To be done:
Your task is to copy every line of the entries that contains "this".

Record extracts:
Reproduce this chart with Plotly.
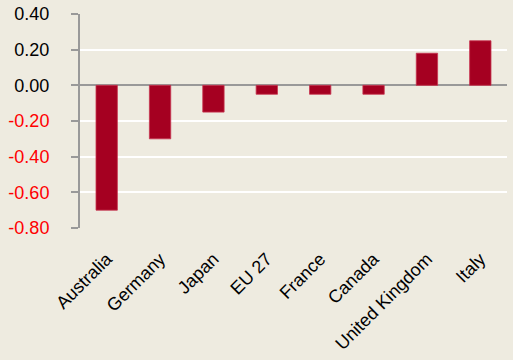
import plotly.graph_objects as go

# Change by country
countries = ["Australia", "Germany", "Japan", "EU 27", "France", "Canada",
             "United Kingdom", "Italy"]
values = [-0.70, -0.30, -0.15, -0.05, -0.05, -0.05, 0.18, 0.25]

# Y-axis ticks: negative labels shown in red
y_ticks = [0.4, 0.2, 0.0, -0.2, -0.4, -0.6, -0.8]
y_labels = ["0.40", "0.20", "0.00", "-0.20", "-0.40", "-0.60", "-0.80"]

BG = "#EEEBE0"
BAR = "#A50021"

ticktext = [
    f"<span style='color:#FF0000'>{t}</span>" if v < 0 else t
    for v, t in zip(y_ticks, y_labels)
]

fig = go.Figure(
    go.Bar(
        x=countries,
        y=values,
        marker=dict(color=BAR, line=dict(color="#C8334F", width=0.8)),
    )
)

fig.update_layout(
    width=513,
    height=360,
    margin=dict(l=80, r=6, t=14, b=132, autoexpand=False),
    paper_bgcolor=BG,
    plot_bgcolor=BG,
    bargap=0.6,
    showlegend=False,
    font=dict(family="Liberation Sans, Arial, sans-serif", size=18, color="#000000"),
)

fig.update_xaxes(
    tickangle=-45,
    showgrid=False,
    showline=False,
    ticks="",
    tickfont=dict(size=18),
    ticklabelstandoff=16,
    automargin=False,
)

fig.update_yaxes(
    range=[-0.8, 0.4],
    tickvals=y_ticks,
    ticktext=ticktext,
    tickfont=dict(size=18),
    showgrid=True,
    gridcolor="#FFFFFF",
    gridwidth=2,
    zeroline=True,
    zerolinecolor="#999999",
    zerolinewidth=2,
    showline=True,
    linecolor="#999999",
    linewidth=2,
    ticks="outside",
    ticklen=7,
    tickwidth=2,
    tickcolor="#999999",
    ticklabelstandoff=18,
    automargin=False,
)

fig.write_html("out.html")
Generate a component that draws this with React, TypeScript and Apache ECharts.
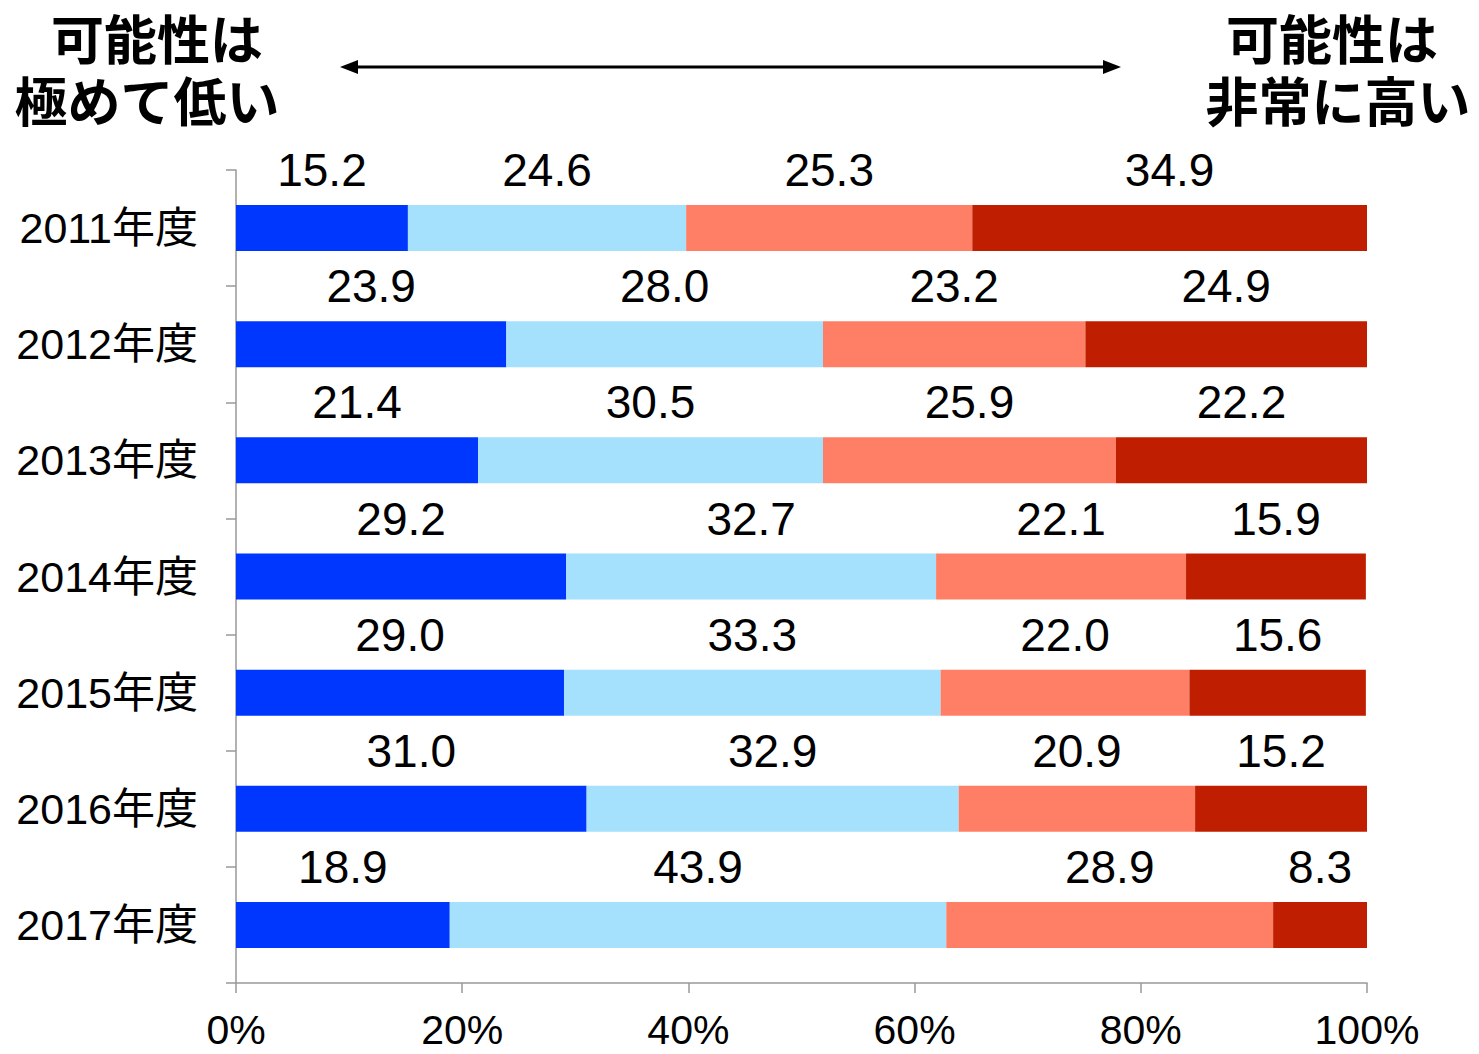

Response below:
Reproduce this chart with Plotly.
Generate a component that draws this with React, TypeScript and Apache ECharts.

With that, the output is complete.